Line by line, repeat the data below exactly, beginning at the first line and ending at the line with "from bokeh.resources import INLINE". Omit pictures.

DATASET EXCERPT —
*****

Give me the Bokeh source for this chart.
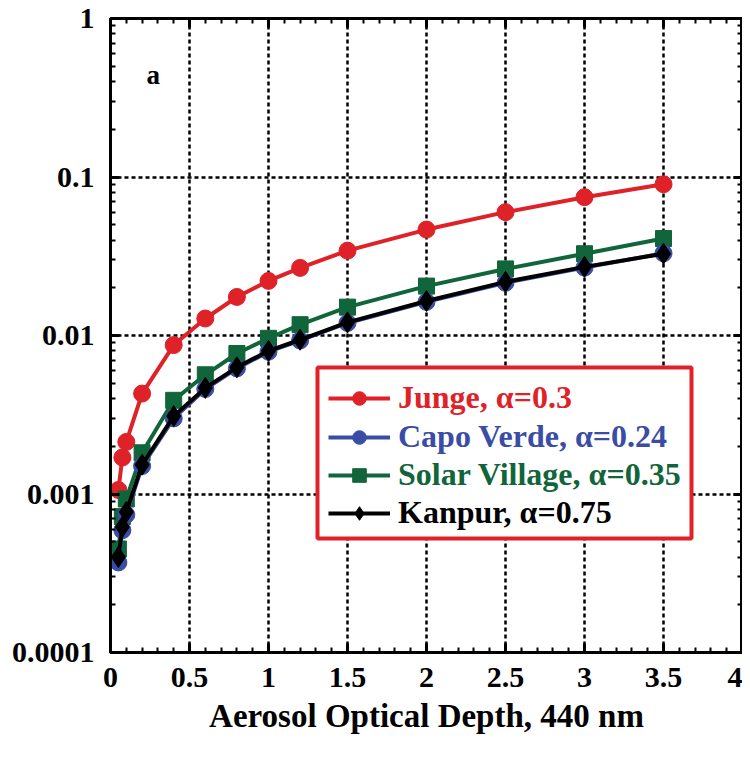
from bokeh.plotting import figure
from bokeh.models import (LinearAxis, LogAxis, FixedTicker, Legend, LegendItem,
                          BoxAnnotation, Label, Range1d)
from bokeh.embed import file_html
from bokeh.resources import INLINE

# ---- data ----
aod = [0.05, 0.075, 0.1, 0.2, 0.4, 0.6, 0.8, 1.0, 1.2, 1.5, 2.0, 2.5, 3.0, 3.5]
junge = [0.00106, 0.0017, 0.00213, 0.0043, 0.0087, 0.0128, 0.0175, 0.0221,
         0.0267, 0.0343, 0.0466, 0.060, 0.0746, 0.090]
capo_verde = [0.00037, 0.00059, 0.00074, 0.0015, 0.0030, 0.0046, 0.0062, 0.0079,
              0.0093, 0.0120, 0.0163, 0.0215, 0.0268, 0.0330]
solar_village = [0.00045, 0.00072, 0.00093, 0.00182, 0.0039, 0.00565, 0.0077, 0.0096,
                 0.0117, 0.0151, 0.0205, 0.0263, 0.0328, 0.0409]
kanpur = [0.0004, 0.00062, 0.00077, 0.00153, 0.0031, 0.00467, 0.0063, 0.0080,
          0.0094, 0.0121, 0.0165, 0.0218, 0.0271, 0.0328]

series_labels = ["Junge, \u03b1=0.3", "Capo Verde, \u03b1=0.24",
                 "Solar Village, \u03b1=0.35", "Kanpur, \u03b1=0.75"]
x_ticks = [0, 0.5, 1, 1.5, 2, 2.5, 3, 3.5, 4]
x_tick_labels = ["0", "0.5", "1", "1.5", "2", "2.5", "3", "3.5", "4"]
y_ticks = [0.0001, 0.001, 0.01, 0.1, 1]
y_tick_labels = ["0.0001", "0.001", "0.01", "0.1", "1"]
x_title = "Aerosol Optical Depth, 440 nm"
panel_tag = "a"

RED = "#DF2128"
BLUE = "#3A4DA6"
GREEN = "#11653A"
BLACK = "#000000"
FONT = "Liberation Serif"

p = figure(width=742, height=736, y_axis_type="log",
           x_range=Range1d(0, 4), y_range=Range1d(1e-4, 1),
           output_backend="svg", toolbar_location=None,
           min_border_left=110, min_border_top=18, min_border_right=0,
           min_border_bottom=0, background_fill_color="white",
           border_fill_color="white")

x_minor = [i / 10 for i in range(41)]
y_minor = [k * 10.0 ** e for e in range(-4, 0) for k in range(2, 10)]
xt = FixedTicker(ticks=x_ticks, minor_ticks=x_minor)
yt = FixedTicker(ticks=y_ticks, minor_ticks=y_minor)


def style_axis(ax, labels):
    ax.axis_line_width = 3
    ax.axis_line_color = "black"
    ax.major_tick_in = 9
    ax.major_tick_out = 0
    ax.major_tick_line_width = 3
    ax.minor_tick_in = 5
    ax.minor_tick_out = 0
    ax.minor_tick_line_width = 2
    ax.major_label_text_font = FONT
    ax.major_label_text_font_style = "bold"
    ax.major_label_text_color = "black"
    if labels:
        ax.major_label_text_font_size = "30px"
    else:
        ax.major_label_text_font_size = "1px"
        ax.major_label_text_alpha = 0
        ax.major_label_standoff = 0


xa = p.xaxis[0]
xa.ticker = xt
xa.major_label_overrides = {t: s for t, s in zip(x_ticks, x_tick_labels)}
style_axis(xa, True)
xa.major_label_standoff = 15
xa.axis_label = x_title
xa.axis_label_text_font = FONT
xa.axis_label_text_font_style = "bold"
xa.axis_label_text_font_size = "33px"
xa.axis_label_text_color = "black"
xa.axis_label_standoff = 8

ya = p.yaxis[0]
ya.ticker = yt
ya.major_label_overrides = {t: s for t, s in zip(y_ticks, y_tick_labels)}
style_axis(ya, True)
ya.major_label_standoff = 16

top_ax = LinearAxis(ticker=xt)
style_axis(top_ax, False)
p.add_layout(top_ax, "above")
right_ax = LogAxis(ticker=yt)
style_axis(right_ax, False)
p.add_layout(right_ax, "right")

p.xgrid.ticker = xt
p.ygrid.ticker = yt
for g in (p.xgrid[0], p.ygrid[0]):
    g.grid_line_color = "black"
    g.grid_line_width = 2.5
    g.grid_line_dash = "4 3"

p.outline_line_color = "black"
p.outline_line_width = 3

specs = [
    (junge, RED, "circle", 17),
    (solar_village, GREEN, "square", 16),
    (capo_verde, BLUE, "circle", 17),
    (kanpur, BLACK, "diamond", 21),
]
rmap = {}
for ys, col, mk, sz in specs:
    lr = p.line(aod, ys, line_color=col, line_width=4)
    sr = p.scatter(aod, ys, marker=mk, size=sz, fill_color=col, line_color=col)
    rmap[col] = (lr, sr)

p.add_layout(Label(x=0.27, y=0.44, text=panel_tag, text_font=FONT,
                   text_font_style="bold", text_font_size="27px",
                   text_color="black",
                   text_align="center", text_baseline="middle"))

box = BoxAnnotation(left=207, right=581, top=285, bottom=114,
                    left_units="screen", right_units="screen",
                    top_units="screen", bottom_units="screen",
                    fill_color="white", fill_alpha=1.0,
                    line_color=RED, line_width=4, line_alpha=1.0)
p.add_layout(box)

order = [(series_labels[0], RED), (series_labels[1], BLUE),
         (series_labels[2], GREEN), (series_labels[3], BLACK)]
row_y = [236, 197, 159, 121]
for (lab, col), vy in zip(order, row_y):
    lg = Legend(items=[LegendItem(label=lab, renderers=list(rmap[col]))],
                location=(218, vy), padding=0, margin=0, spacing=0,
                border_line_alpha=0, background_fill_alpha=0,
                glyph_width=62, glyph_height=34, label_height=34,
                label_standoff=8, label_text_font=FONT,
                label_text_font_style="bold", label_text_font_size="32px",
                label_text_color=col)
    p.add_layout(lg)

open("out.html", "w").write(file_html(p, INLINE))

*****

REPLY —
Give me the Bokeh source for this chart.
from bokeh.plotting import figure
from bokeh.models import (LinearAxis, LogAxis, FixedTicker, Legend, LegendItem,
                          BoxAnnotation, Label, Range1d)
from bokeh.embed import file_html
from bokeh.resources import INLINE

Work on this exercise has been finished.